The film (also just out on VHS and laser disc, for the non-theatrically inclined) modestly lets the band sell itself--and that’ll be a hard sell to non-fans, given the lack of visual dynamics. (Among seven musicians on stage, only the jumpy timpani player moves around much, even in the more propulsive, percussion-heavy sections.)

But, at the risk of seeming too taciturn for cinematic translation, Dead founders Gerrard and Brendan Perry don’t need to dance to suggest the benefits of “transmigration” (as Perry puts it, speaking of the Irish death ballads the band covers amid its less traditional originals).
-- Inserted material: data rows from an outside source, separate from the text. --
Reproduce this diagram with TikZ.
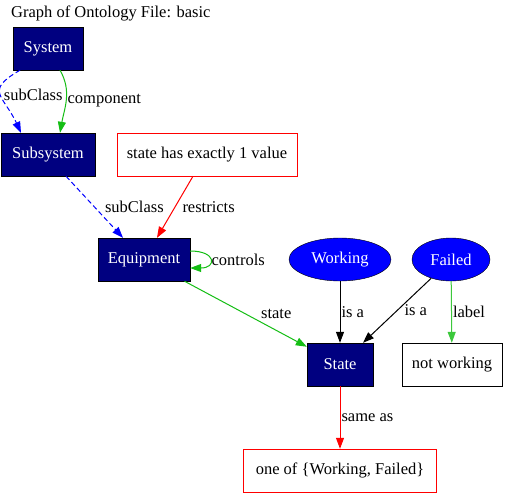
\documentclass[tikz,border=0pt]{standalone}
\usepackage{fontspec}
\setmainfont{Liberation Serif}
\usetikzlibrary{arrows.meta}
\usetikzlibrary{positioning}
\usetikzlibrary{shapes.geometric}
\definecolor{mnavy}{RGB}{0,0,128}
\definecolor{mblue}{RGB}{0,0,255}
\definecolor{mgreen}{RGB}{20,190,20}
\definecolor{mlgreen}{RGB}{60,200,60}
\definecolor{mred}{RGB}{255,0,0}
\tikzset{cls/.style = {draw=black, fill=mnavy, text=white,
                       minimum height=43pt, inner sep=0pt},
         inst/.style = {ellipse, draw=black, fill=mblue, text=white,
                        minimum height=43pt, inner sep=0pt},
         restr/.style = {draw=mred, fill=white, minimum height=43pt, inner sep=0pt},
         lit/.style = {draw=black, fill=white, minimum height=43pt, inner sep=0pt},
         lbl/.style = {inner sep=1pt, text=black},
         edge/.style = {-{Triangle[length=11pt, width=8pt]}, line width=1pt},
         subcls/.style = {edge, mblue, dash pattern=on 5pt off 3pt}}

\begin{document}
\begin{tikzpicture}[x=1pt, y=-1pt, font=\fontsize{16.5}{19}\selectfont]
    \useasboundingbox [fill=white] (0, 0) rectangle (518, 503);

    \node [anchor=west, inner sep=0pt] (title) at (11, 13) {Graph of Ontology File: basic};

    \node [cls, minimum width=70pt] (sys) at (48, 48.5) {System};
    \node [cls, minimum width=94pt] (subsys) at (48, 154.5) {Subsystem};
    \node [restr, minimum width=180pt] (card) at (207, 154.5) {state has exactly 1 value};
    \node [cls, minimum width=92pt] (equip) at (144, 259.5) {Equipment};
    \node [inst, minimum width=102pt] (work) at (340, 259.5) {Working};
    \node [inst, minimum width=78pt] (fail) at (451, 259.5) {Failed};
    \node [cls, minimum width=66pt] (state) at (340, 364.5) {State};
    \node [lit, minimum width=100pt] (notw) at (452, 364.5) {not working};
    \node [restr, minimum width=193pt] (oneof) at (340, 470.5) {one of \{Working, Failed\}};

    \draw [subcls] ([xshift=-28pt]sys.south) to [out=-150, in=115, looseness=1.7]
        node [lbl, right=2pt] {subClass} ([xshift=-27pt]subsys.north);
    \draw [edge, mgreen] ([xshift=12pt]sys.south) to [out=-60, in=80]
        node [lbl, right] {component} ([xshift=12pt]subsys.north);
    \draw [subcls] ([xshift=18pt]subsys.south) -- node [lbl, right=9pt] {subClass} ([xshift=-21pt]equip.north);
    \draw [edge, mred] ([xshift=-14pt]card.south) -- node [lbl, right=6pt] {restricts} ([xshift=13pt]equip.north);
    \draw [edge, mgreen] ([yshift=8.5pt]equip.east) to [out=0, in=0, looseness=4]
        node [lbl, right] {controls} ([yshift=-8.5pt]equip.east);
    \draw [edge, mgreen] (equip) -- node [lbl, right=14pt] {state} (state);
    \draw [edge, black] (work) -- node [lbl, right] {is a} (state);
    \draw [edge, black] (fail) -- node [lbl, right=6pt] {is a} ([xshift=23pt]state.north);
    \draw [edge, mlgreen] (fail) -- node [lbl, right] {label} (notw);
    \draw [edge, mred] (state) -- node [lbl, right] {same as} (oneof);
\end{tikzpicture}
\end{document}
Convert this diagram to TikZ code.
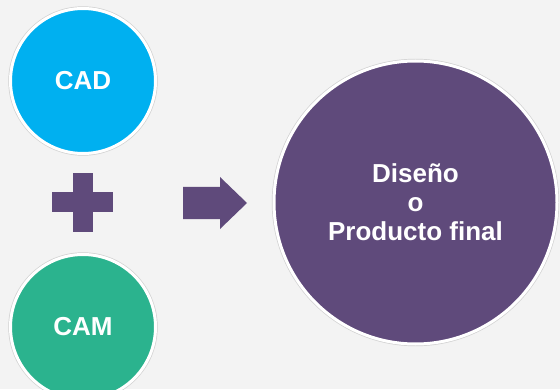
\documentclass[tikz,border=0pt]{standalone}
\usepackage{fontspec}
\setmainfont{Liberation Sans}
\usetikzlibrary{calc}
\definecolor{bgray}{HTML}{F3F3F3}
\definecolor{cadblue}{HTML}{00B0F0}
\definecolor{camgreen}{HTML}{2BB38E}
\definecolor{plum}{HTML}{5F4A7B}
\tikzset{
 disc/.style={circle,draw=white,line width=3pt,preaction={draw=black!18,line width=4.4pt},inner sep=0,text=white,font=\fontsize{26}{29}\selectfont\bfseries,align=center},
 smalldisc/.style={disc,minimum size=145pt},
 bigdisc/.style={disc,minimum size=283pt},
 sign/.style={fill=plum,draw=none}
}
\begin{document}
\begin{tikzpicture}[x=1pt,y=1pt]
\path[use as bounding box,fill=bgray] (0,0) rectangle (560,389);
\node[smalldisc,fill=cadblue] (cad) at (83,308) {CAD};
\node[smalldisc,fill=camgreen] (cam) at (83,62) {CAM};
\node[bigdisc,fill=plum] (final) at (415.5,186.5) {Diseño\\o\\Producto final};
% plus sign
\coordinate (plus) at (82.5,187);
\fill[sign] ($(plus)+(-10,-30)$) rectangle ($(plus)+(10,29)$);
\fill[sign] ($(plus)+(-30.5,-10)$) rectangle ($(plus)+(30.5,10)$);
% block arrow
\coordinate (tip) at (247,186);
\fill[sign] ($(tip)+(-64,-16)$) -- ($(tip)+(-27,-16)$) -- ($(tip)+(-27,-26)$) -- (tip)
 -- ($(tip)+(-27,26)$) -- ($(tip)+(-27,16)$) -- ($(tip)+(-64,16)$) -- cycle;
\end{tikzpicture}
\end{document}
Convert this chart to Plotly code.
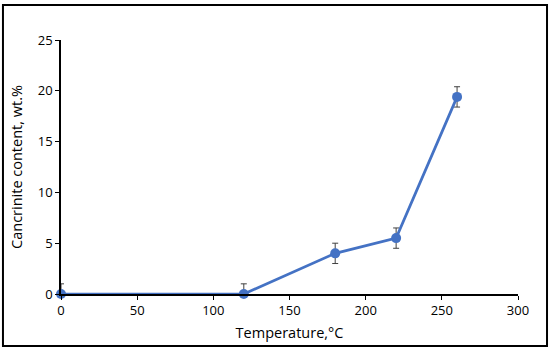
import plotly.graph_objects as go

temperature = [0, 120, 180, 220, 260]
cancrinite = [0, 0, 4.0, 5.5, 19.4]
err_plus = [1, 1, 1, 1, 1]
err_minus = [0, 0, 1, 1, 1]
x_ticks = [0, 50, 100, 150, 200, 250, 300]
y_ticks = [0, 5, 10, 15, 20, 25]

fig = go.Figure()
fig.add_trace(go.Scatter(
    x=temperature, y=cancrinite, mode="lines+markers",
    line=dict(color="#4472C4", width=2.75),
    marker=dict(color="#4472C4", size=10),
    error_y=dict(type="data", array=err_plus, arrayminus=err_minus, symmetric=False,
                 color="#404040", thickness=1, width=3),
    cliponaxis=False, showlegend=False,
))

family = "Open Sans, Liberation Sans, sans-serif"
tick_font = dict(family=family, size=13, color="black")
title_font = dict(family=family, size=14.5, color="black")
fig.update_layout(
    width=550, height=360,
    margin=dict(l=61, r=32, t=40, b=66),
    paper_bgcolor="white", plot_bgcolor="white",
    font=tick_font,
    xaxis=dict(range=[0, 300], tickvals=x_ticks, showgrid=False, zeroline=False,
               showline=True, linecolor="black", linewidth=1.5, automargin=False,
               ticks="outside", ticklen=4, tickcolor="black", tickfont=tick_font,
               title=dict(text="Temperature,°C", standoff=10, font=title_font)),
    yaxis=dict(range=[0, 25], tickvals=y_ticks, showgrid=False, zeroline=False,
               showline=True, linecolor="black", linewidth=1.5, automargin=False,
               ticks="outside", ticklen=4, tickcolor="black", tickfont=tick_font,
               title=dict(text="Cancrinite content, wt.%", standoff=12, font=title_font)),
    shapes=[dict(type="rect", xref="paper", yref="paper",
                 x0=-0.127, x1=1.0635, y0=-0.2047, y1=1.1378,
                 line=dict(color="black", width=2), fillcolor="rgba(0,0,0,0)")],
)
fig.write_html("out.html", config={"displayModeBar": False},
               post_script="document.body.style.margin='0';")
The fleshiness is weak, but their spirit is perked along by Gerrard’s trilling.

* MPAA rating: Unrated. Times guidelines: It is a concert movie suitable for all. ‘Toward the Within’

Featuring Dead Can Dance: Lisa Gerrard, Brendan Perry. Additional musicians Lance Hogan, Andrew Claxton, John Bonnar, Ronan O’Snodaish, Robert Perry.

A 4AD presentation. Director Mark Magidson. Producer Alton Walpole. Executive producers Robin Hurley, Ivo Watts-Russell. Cinematographer David Aubrey. Editors Magidson, Aubrey. Running time: 1 hour, 17 minutes.